Exercise goal: Copy each record exactly as it reads, leaving out any pictures it holds.

[Rows from a dataset of charts and code]

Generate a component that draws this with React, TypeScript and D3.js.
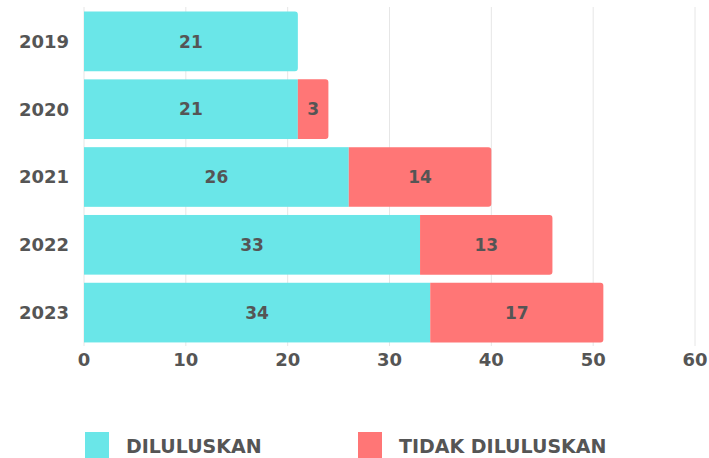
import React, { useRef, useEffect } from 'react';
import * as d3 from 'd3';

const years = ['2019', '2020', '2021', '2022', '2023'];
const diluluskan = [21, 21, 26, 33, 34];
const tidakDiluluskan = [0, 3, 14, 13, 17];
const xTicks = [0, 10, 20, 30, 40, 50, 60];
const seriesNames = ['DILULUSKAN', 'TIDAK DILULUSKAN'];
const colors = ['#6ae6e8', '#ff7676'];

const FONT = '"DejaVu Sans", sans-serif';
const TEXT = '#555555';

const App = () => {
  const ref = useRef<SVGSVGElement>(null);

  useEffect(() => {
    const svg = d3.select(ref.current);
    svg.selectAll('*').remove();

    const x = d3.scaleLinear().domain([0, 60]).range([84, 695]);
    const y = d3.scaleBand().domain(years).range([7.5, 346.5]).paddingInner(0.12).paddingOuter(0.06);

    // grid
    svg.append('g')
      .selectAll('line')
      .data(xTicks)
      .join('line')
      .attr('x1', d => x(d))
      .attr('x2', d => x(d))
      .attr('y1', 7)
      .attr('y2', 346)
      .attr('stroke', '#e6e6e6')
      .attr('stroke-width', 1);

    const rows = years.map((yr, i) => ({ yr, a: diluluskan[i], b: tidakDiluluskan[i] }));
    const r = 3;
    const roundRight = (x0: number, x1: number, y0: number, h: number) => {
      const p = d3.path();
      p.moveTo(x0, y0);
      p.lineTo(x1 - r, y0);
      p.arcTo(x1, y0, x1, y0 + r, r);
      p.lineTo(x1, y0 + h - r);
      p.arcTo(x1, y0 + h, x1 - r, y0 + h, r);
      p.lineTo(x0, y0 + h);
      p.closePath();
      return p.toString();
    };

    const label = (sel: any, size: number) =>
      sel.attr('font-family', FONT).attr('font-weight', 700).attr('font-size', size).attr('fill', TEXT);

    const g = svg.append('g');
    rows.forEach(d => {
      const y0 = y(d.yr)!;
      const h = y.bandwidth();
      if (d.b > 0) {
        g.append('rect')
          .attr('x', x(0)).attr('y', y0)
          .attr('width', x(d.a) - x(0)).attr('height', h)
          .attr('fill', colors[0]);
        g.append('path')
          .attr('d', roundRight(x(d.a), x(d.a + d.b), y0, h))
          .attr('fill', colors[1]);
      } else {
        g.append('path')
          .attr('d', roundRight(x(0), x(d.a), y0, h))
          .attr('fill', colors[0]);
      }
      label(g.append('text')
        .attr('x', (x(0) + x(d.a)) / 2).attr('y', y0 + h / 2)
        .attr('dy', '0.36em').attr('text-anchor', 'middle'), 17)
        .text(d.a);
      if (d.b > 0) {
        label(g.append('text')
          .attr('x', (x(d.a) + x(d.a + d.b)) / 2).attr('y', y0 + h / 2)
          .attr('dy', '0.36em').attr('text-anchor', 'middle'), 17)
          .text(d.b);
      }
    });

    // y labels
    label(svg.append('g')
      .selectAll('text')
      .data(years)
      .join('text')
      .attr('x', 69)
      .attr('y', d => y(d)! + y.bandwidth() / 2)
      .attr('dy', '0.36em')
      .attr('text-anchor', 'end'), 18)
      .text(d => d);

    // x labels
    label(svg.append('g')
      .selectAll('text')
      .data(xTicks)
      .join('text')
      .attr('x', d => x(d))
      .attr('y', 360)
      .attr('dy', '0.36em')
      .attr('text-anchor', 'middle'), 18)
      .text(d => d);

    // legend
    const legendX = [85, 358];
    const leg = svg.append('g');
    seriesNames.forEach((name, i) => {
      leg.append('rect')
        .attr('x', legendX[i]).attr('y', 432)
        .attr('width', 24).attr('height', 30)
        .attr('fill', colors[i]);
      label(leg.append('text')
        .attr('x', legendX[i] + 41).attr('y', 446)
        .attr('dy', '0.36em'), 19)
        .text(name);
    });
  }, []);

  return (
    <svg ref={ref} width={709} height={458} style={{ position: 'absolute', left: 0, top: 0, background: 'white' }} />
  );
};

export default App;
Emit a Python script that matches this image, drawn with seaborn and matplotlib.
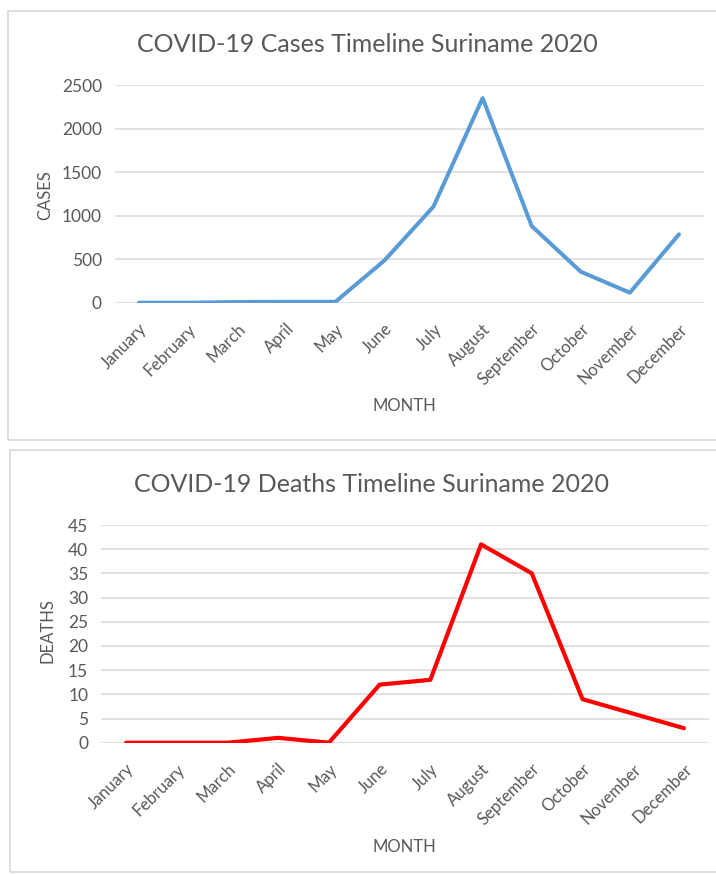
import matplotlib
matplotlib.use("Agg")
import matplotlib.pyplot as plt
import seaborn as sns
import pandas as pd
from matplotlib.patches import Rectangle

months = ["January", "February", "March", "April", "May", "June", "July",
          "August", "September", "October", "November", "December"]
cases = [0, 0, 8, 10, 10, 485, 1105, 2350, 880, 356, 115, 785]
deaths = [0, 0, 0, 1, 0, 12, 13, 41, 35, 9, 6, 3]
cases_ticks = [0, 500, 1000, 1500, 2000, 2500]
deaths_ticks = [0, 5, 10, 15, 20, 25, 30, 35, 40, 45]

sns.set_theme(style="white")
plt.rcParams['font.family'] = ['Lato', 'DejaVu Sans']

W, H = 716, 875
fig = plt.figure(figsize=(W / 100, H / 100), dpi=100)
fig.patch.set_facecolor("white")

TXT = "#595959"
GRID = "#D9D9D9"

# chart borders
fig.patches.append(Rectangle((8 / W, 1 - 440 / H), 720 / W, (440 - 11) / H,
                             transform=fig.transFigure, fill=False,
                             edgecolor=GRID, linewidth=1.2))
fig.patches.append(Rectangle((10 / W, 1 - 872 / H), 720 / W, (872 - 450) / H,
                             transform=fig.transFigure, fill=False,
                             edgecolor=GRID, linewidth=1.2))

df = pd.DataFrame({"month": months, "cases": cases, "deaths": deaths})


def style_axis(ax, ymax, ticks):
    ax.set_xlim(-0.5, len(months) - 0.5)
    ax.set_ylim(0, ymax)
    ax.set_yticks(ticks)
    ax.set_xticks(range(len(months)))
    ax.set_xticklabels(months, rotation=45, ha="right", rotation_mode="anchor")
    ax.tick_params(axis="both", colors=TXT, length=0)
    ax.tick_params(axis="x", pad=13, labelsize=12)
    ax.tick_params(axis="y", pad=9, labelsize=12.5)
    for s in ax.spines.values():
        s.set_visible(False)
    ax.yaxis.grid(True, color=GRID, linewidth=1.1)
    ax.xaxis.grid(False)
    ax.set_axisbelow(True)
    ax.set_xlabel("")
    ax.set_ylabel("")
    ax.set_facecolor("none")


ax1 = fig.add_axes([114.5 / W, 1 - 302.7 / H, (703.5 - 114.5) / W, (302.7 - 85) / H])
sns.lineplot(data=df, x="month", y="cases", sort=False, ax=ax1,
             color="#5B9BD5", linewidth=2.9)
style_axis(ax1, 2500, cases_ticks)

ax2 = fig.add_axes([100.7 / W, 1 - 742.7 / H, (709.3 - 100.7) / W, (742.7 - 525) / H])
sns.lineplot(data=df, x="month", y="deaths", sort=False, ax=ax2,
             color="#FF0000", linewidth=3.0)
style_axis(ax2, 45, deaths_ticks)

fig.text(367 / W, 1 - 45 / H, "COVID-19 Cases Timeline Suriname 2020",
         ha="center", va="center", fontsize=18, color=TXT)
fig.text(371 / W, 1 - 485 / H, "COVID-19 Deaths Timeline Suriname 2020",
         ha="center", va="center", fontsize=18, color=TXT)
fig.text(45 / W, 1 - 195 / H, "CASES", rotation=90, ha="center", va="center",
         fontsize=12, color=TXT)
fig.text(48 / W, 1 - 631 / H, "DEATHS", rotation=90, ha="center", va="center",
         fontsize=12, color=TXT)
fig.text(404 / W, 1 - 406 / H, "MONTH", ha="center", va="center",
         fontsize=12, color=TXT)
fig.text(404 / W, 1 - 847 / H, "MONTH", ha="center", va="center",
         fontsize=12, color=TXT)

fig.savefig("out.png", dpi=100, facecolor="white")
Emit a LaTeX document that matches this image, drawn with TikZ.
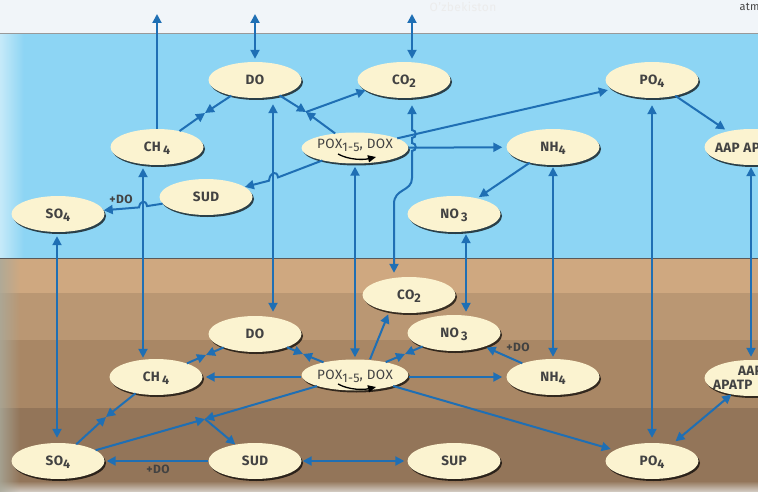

Task response:
Generate a component that draws this with React, TypeScript and D3.js.
import React, { useRef, useEffect } from 'react';
import * as d3 from 'd3';

const years = ['2019', '2020', '2021', '2022', '2023'];
const diluluskan = [21, 21, 26, 33, 34];
const tidakDiluluskan = [0, 3, 14, 13, 17];
const xTicks = [0, 10, 20, 30, 40, 50, 60];
const seriesNames = ['DILULUSKAN', 'TIDAK DILULUSKAN'];
const colors = ['#6ae6e8', '#ff7676'];

const FONT = '"DejaVu Sans", sans-serif';
const TEXT = '#555555';

const App = () => {
  const ref = useRef<SVGSVGElement>(null);

  useEffect(() => {
    const svg = d3.select(ref.current);
    svg.selectAll('*').remove();

    const x = d3.scaleLinear().domain([0, 60]).range([84, 695]);
    const y = d3.scaleBand().domain(years).range([7.5, 346.5]).paddingInner(0.12).paddingOuter(0.06);

    // grid
    svg.append('g')
      .selectAll('line')
      .data(xTicks)
      .join('line')
      .attr('x1', d => x(d))
      .attr('x2', d => x(d))
      .attr('y1', 7)
      .attr('y2', 346)
      .attr('stroke', '#e6e6e6')
      .attr('stroke-width', 1);

    const rows = years.map((yr, i) => ({ yr, a: diluluskan[i], b: tidakDiluluskan[i] }));
    const r = 3;
    const roundRight = (x0: number, x1: number, y0: number, h: number) => {
      const p = d3.path();
      p.moveTo(x0, y0);
      p.lineTo(x1 - r, y0);
      p.arcTo(x1, y0, x1, y0 + r, r);
      p.lineTo(x1, y0 + h - r);
      p.arcTo(x1, y0 + h, x1 - r, y0 + h, r);
      p.lineTo(x0, y0 + h);
      p.closePath();
      return p.toString();
    };

    const label = (sel: any, size: number) =>
      sel.attr('font-family', FONT).attr('font-weight', 700).attr('font-size', size).attr('fill', TEXT);

    const g = svg.append('g');
    rows.forEach(d => {
      const y0 = y(d.yr)!;
      const h = y.bandwidth();
      if (d.b > 0) {
        g.append('rect')
          .attr('x', x(0)).attr('y', y0)
          .attr('width', x(d.a) - x(0)).attr('height', h)
          .attr('fill', colors[0]);
        g.append('path')
          .attr('d', roundRight(x(d.a), x(d.a + d.b), y0, h))
          .attr('fill', colors[1]);
      } else {
        g.append('path')
          .attr('d', roundRight(x(0), x(d.a), y0, h))
          .attr('fill', colors[0]);
      }
      label(g.append('text')
        .attr('x', (x(0) + x(d.a)) / 2).attr('y', y0 + h / 2)
        .attr('dy', '0.36em').attr('text-anchor', 'middle'), 17)
        .text(d.a);
      if (d.b > 0) {
        label(g.append('text')
          .attr('x', (x(d.a) + x(d.a + d.b)) / 2).attr('y', y0 + h / 2)
          .attr('dy', '0.36em').attr('text-anchor', 'middle'), 17)
          .text(d.b);
      }
    });

    // y labels
    label(svg.append('g')
      .selectAll('text')
      .data(years)
      .join('text')
      .attr('x', 69)
      .attr('y', d => y(d)! + y.bandwidth() / 2)
      .attr('dy', '0.36em')
      .attr('text-anchor', 'end'), 18)
      .text(d => d);

    // x labels
    label(svg.append('g')
      .selectAll('text')
      .data(xTicks)
      .join('text')
      .attr('x', d => x(d))
      .attr('y', 360)
      .attr('dy', '0.36em')
      .attr('text-anchor', 'middle'), 18)
      .text(d => d);

    // legend
    const legendX = [85, 358];
    const leg = svg.append('g');
    seriesNames.forEach((name, i) => {
      leg.append('rect')
        .attr('x', legendX[i]).attr('y', 432)
        .attr('width', 24).attr('height', 30)
        .attr('fill', colors[i]);
      label(leg.append('text')
        .attr('x', legendX[i] + 41).attr('y', 446)
        .attr('dy', '0.36em'), 19)
        .text(name);
    });
  }, []);

  return (
    <svg ref={ref} width={709} height={458} style={{ position: 'absolute', left: 0, top: 0, background: 'white' }} />
  );
};

export default App;
Emit a Python script that matches this image, drawn with seaborn and matplotlib.
import matplotlib
matplotlib.use("Agg")
import matplotlib.pyplot as plt
import seaborn as sns
import pandas as pd
from matplotlib.patches import Rectangle

months = ["January", "February", "March", "April", "May", "June", "July",
          "August", "September", "October", "November", "December"]
cases = [0, 0, 8, 10, 10, 485, 1105, 2350, 880, 356, 115, 785]
deaths = [0, 0, 0, 1, 0, 12, 13, 41, 35, 9, 6, 3]
cases_ticks = [0, 500, 1000, 1500, 2000, 2500]
deaths_ticks = [0, 5, 10, 15, 20, 25, 30, 35, 40, 45]

sns.set_theme(style="white")
plt.rcParams['font.family'] = ['Lato', 'DejaVu Sans']

W, H = 716, 875
fig = plt.figure(figsize=(W / 100, H / 100), dpi=100)
fig.patch.set_facecolor("white")

TXT = "#595959"
GRID = "#D9D9D9"

# chart borders
fig.patches.append(Rectangle((8 / W, 1 - 440 / H), 720 / W, (440 - 11) / H,
                             transform=fig.transFigure, fill=False,
                             edgecolor=GRID, linewidth=1.2))
fig.patches.append(Rectangle((10 / W, 1 - 872 / H), 720 / W, (872 - 450) / H,
                             transform=fig.transFigure, fill=False,
                             edgecolor=GRID, linewidth=1.2))

df = pd.DataFrame({"month": months, "cases": cases, "deaths": deaths})


def style_axis(ax, ymax, ticks):
    ax.set_xlim(-0.5, len(months) - 0.5)
    ax.set_ylim(0, ymax)
    ax.set_yticks(ticks)
    ax.set_xticks(range(len(months)))
    ax.set_xticklabels(months, rotation=45, ha="right", rotation_mode="anchor")
    ax.tick_params(axis="both", colors=TXT, length=0)
    ax.tick_params(axis="x", pad=13, labelsize=12)
    ax.tick_params(axis="y", pad=9, labelsize=12.5)
    for s in ax.spines.values():
        s.set_visible(False)
    ax.yaxis.grid(True, color=GRID, linewidth=1.1)
    ax.xaxis.grid(False)
    ax.set_axisbelow(True)
    ax.set_xlabel("")
    ax.set_ylabel("")
    ax.set_facecolor("none")


ax1 = fig.add_axes([114.5 / W, 1 - 302.7 / H, (703.5 - 114.5) / W, (302.7 - 85) / H])
sns.lineplot(data=df, x="month", y="cases", sort=False, ax=ax1,
             color="#5B9BD5", linewidth=2.9)
style_axis(ax1, 2500, cases_ticks)

ax2 = fig.add_axes([100.7 / W, 1 - 742.7 / H, (709.3 - 100.7) / W, (742.7 - 525) / H])
sns.lineplot(data=df, x="month", y="deaths", sort=False, ax=ax2,
             color="#FF0000", linewidth=3.0)
style_axis(ax2, 45, deaths_ticks)

fig.text(367 / W, 1 - 45 / H, "COVID-19 Cases Timeline Suriname 2020",
         ha="center", va="center", fontsize=18, color=TXT)
fig.text(371 / W, 1 - 485 / H, "COVID-19 Deaths Timeline Suriname 2020",
         ha="center", va="center", fontsize=18, color=TXT)
fig.text(45 / W, 1 - 195 / H, "CASES", rotation=90, ha="center", va="center",
         fontsize=12, color=TXT)
fig.text(48 / W, 1 - 631 / H, "DEATHS", rotation=90, ha="center", va="center",
         fontsize=12, color=TXT)
fig.text(404 / W, 1 - 406 / H, "MONTH", ha="center", va="center",
         fontsize=12, color=TXT)
fig.text(404 / W, 1 - 847 / H, "MONTH", ha="center", va="center",
         fontsize=12, color=TXT)

fig.savefig("out.png", dpi=100, facecolor="white")
Emit a LaTeX document that matches this image, drawn with TikZ.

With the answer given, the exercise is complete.